--- BEGIN DATA LINES ---
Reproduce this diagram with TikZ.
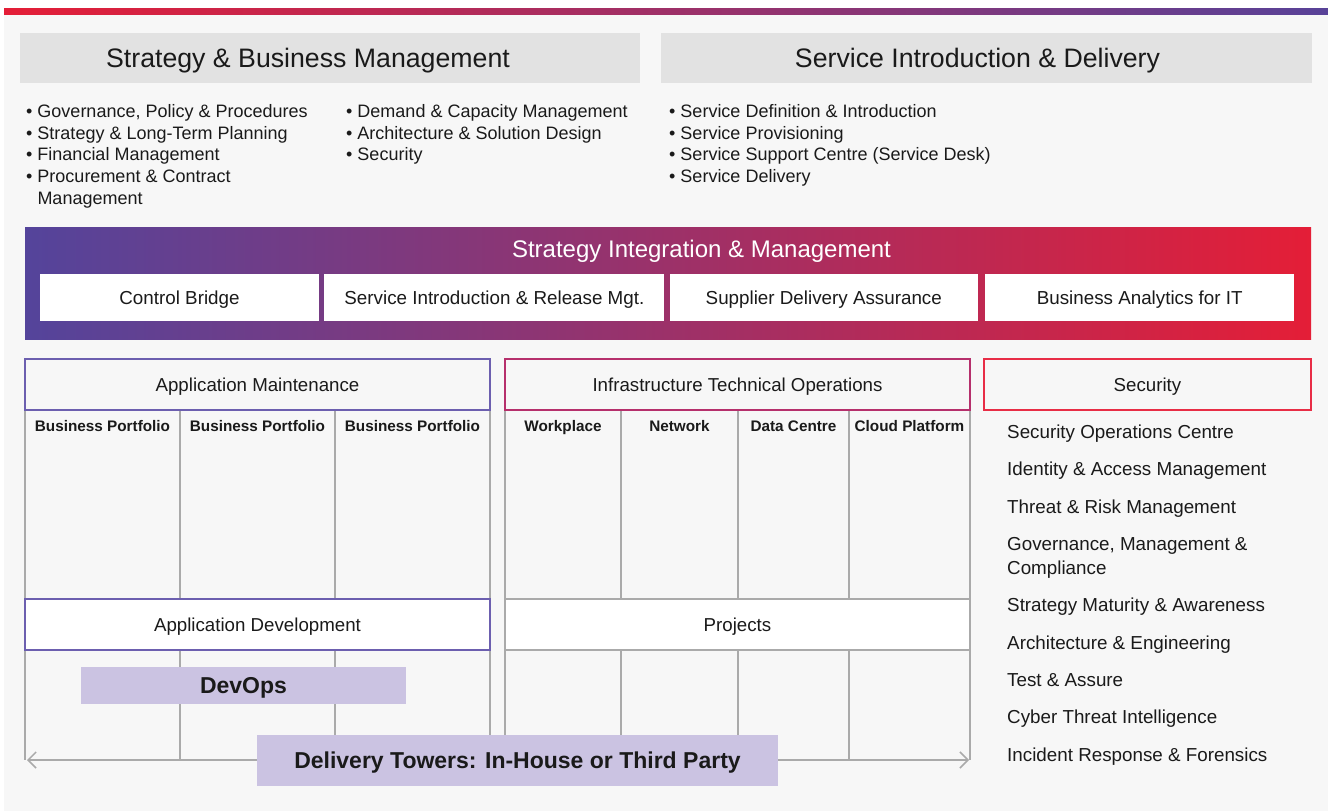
\documentclass[tikz,border=0pt]{standalone}
\usepackage{fontspec}
\setmainfont{Liberation Sans}
\usetikzlibrary{arrows.meta,positioning}

\definecolor{bggrey}{RGB}{247,247,247}
\definecolor{hdrgrey}{RGB}{226,226,226}
\definecolor{ink}{RGB}{26,26,26}
\definecolor{brandred}{RGB}{228,30,55}
\definecolor{brandpurple}{RGB}{88,66,152}
\definecolor{simleft}{RGB}{84,68,155}
\definecolor{simmid}{RGB}{166,40,102}
\definecolor{simright}{RGB}{228,30,55}
\definecolor{appline}{RGB}{108,95,175}
\definecolor{infline}{RGB}{182,48,108}
\definecolor{secline}{RGB}{232,45,70}
\definecolor{gridgrey}{RGB}{170,170,170}
\definecolor{lavender}{RGB}{203,195,226}

\begin{document}
\begin{tikzpicture}[x=1pt,y=-1pt,
    every node/.style={inner sep=0pt,text=ink},
    hdrbox/.style={fill=hdrgrey,minimum height=50pt},
    hdrtitle/.style={font=\fontsize{26.7}{32}\selectfont,text height=19.1pt,text depth=0pt},
    bullets/.style={anchor=north west,align=left,font=\fontsize{18}{21.7}\selectfont},
    simbox/.style={fill=white,minimum height=47pt,font=\fontsize{18.8}{22}\selectfont,text height=13.4pt,text depth=0pt},
    tower/.style={draw,line width=1.3pt,minimum height=51pt,font=\fontsize{18.7}{22}\selectfont,text height=13.4pt,text depth=0pt},
    collabel/.style={font=\bfseries\fontsize{15.3}{18}\selectfont,text height=11pt,text depth=0pt},
    band/.style={fill=lavender,font=\bfseries\fontsize{23}{27}\selectfont,text height=16.5pt,text depth=0pt},
    colline/.style={draw=gridgrey,line width=1.3pt}]
  \useasboundingbox (0,0) rectangle (1328,811);
  \fill[bggrey] (4,14) rectangle (1328,811);
  \shade[left color=brandred,right color=brandpurple] (4,8) rectangle (1328,14.5);

  % top headers
  \node[hdrbox,minimum width=620pt] (sbm) at (330,58) {};
  \node[hdrtitle] (sbmtitle) at ([xshift=-22pt]sbm.center) {Strategy \& Business Management};
  \node[hdrbox,minimum width=651pt] (sid) at (986.5,58) {};
  \node[hdrtitle] (sidtitle) at ([xshift=-9pt]sid.center) {Service Introduction \& Delivery};

  \node[bullets] (sbmlist) at (26,104.2) {\textbullet\ Governance, Policy \& Procedures\\
    \textbullet\ Strategy \& Long-Term Planning\\
    \textbullet\ Financial Management\\
    \textbullet\ Procurement \& Contract\\
    \phantom{\textbullet\ }Management};
  \node[bullets] (sbmlist2) at (346,104.2) {\textbullet\ Demand \& Capacity Management\\
    \textbullet\ Architecture \& Solution Design\\
    \textbullet\ Security};
  \node[bullets] (sidlist) at (669,104.2) {\textbullet\ Service Definition \& Introduction\\
    \textbullet\ Service Provisioning\\
    \textbullet\ Service Support Centre (Service Desk)\\
    \textbullet\ Service Delivery};

  % integration band
  \node[left color=simleft,middle color=simmid,right color=simright,
    minimum width=1286pt,minimum height=112pt] (sim) at (668,283) {};
  \node[text=white,font=\fontsize{24}{28}\selectfont,text height=17.2pt,text depth=0pt]
    (simtitle) at (701.5,249) {Strategy Integration \& Management};
  \node[simbox,minimum width=279pt] (cb) at (179.5,297.5) {Control Bridge};
  \node[simbox,minimum width=340pt,right=5pt of cb] (sirm) {Service Introduction \& Release Mgt.};
  \node[simbox,minimum width=308pt,right=5pt of sirm] (sda) {Supplier Delivery Assurance};
  \node[simbox,minimum width=309pt,right=7pt of sda] (bait) {Business Analytics for IT};

  % delivery towers
  \foreach \x in {25,180,335,490,505,621,738,849,970}
    \draw[colline] (\x,410) -- (\x,760);
  \node[tower,draw=appline,fill=bggrey,minimum width=465pt] (appm) at (257.5,384.5) {Application Maintenance};
  \node[tower,draw=infline,fill=bggrey,minimum width=465pt] (ito) at (737.5,384.5) {Infrastructure Technical Operations};
  \node[tower,draw=secline,fill=bggrey,minimum width=327pt] (sec) at (1147.5,384.5) {Security};

  \node[collabel] (bp1) at (102.5,426) {Business Portfolio};
  \node[collabel] (bp2) at (257.5,426) {Business Portfolio};
  \node[collabel] (bp3) at (412.5,426) {Business Portfolio};
  \node[collabel] (wp) at (563,426) {Workplace};
  \node[collabel] (nw) at (679.5,426) {Network};
  \node[collabel] (dc) at (793.5,426) {Data Centre};
  \node[collabel] (cp) at (909.5,426) {Cloud Platform};

  \node[tower,draw=appline,fill=white,minimum width=465pt] (appd) at (257.5,624.5) {Application Development};
  \node[tower,draw=gridgrey,fill=white,minimum width=465pt] (proj) at (737.5,624.5) {Projects};
  \node[band,minimum width=325pt,minimum height=37pt] (devops) at (243.5,685.5) {DevOps};

  \coordinate (arrl) at (27,760);
  \coordinate (arrr) at (969,760);
  \draw[colline,{Straight Barb[length=8pt,width=16pt,line width=1.5pt]}-{Straight Barb[length=8pt,width=16pt,line width=1.5pt]}] (arrl) -- (arrr);
  \node[band,minimum width=521pt,minimum height=51pt] (dt) at (517.5,760.5) {Delivery Towers: In-House or Third Party};

  \node[anchor=north west,align=left,font=\fontsize{18.8}{24}\selectfont] (seclist) at (1007,424.8)
    {Security Operations Centre\\[13.3pt]
     Identity \& Access Management\\[13.3pt]
     Threat \& Risk Management\\[13.3pt]
     Governance, Management \&\\
     Compliance\\[13.3pt]
     Strategy Maturity \& Awareness\\[13.3pt]
     Architecture \& Engineering\\[13.3pt]
     Test \& Assure\\[13.3pt]
     Cyber Threat Intelligence\\[13.3pt]
     Incident Response \& Forensics};
\end{tikzpicture}
\end{document}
--- END DATA LINES ---
▶ THE TASK
Output exactly the span of lines from the top of the listing through the line holding "(4,8) rectangle (1328,14.5);", and leave every picture out.

▶ TASK OUTPUT
Reproduce this diagram with TikZ.
\documentclass[tikz,border=0pt]{standalone}
\usepackage{fontspec}
\setmainfont{Liberation Sans}
\usetikzlibrary{arrows.meta,positioning}

\definecolor{bggrey}{RGB}{247,247,247}
\definecolor{hdrgrey}{RGB}{226,226,226}
\definecolor{ink}{RGB}{26,26,26}
\definecolor{brandred}{RGB}{228,30,55}
\definecolor{brandpurple}{RGB}{88,66,152}
\definecolor{simleft}{RGB}{84,68,155}
\definecolor{simmid}{RGB}{166,40,102}
\definecolor{simright}{RGB}{228,30,55}
\definecolor{appline}{RGB}{108,95,175}
\definecolor{infline}{RGB}{182,48,108}
\definecolor{secline}{RGB}{232,45,70}
\definecolor{gridgrey}{RGB}{170,170,170}
\definecolor{lavender}{RGB}{203,195,226}

\begin{document}
\begin{tikzpicture}[x=1pt,y=-1pt,
    every node/.style={inner sep=0pt,text=ink},
    hdrbox/.style={fill=hdrgrey,minimum height=50pt},
    hdrtitle/.style={font=\fontsize{26.7}{32}\selectfont,text height=19.1pt,text depth=0pt},
    bullets/.style={anchor=north west,align=left,font=\fontsize{18}{21.7}\selectfont},
    simbox/.style={fill=white,minimum height=47pt,font=\fontsize{18.8}{22}\selectfont,text height=13.4pt,text depth=0pt},
    tower/.style={draw,line width=1.3pt,minimum height=51pt,font=\fontsize{18.7}{22}\selectfont,text height=13.4pt,text depth=0pt},
    collabel/.style={font=\bfseries\fontsize{15.3}{18}\selectfont,text height=11pt,text depth=0pt},
    band/.style={fill=lavender,font=\bfseries\fontsize{23}{27}\selectfont,text height=16.5pt,text depth=0pt},
    colline/.style={draw=gridgrey,line width=1.3pt}]
  \useasboundingbox (0,0) rectangle (1328,811);
  \fill[bggrey] (4,14) rectangle (1328,811);
  \shade[left color=brandred,right color=brandpurple] (4,8) rectangle (1328,14.5);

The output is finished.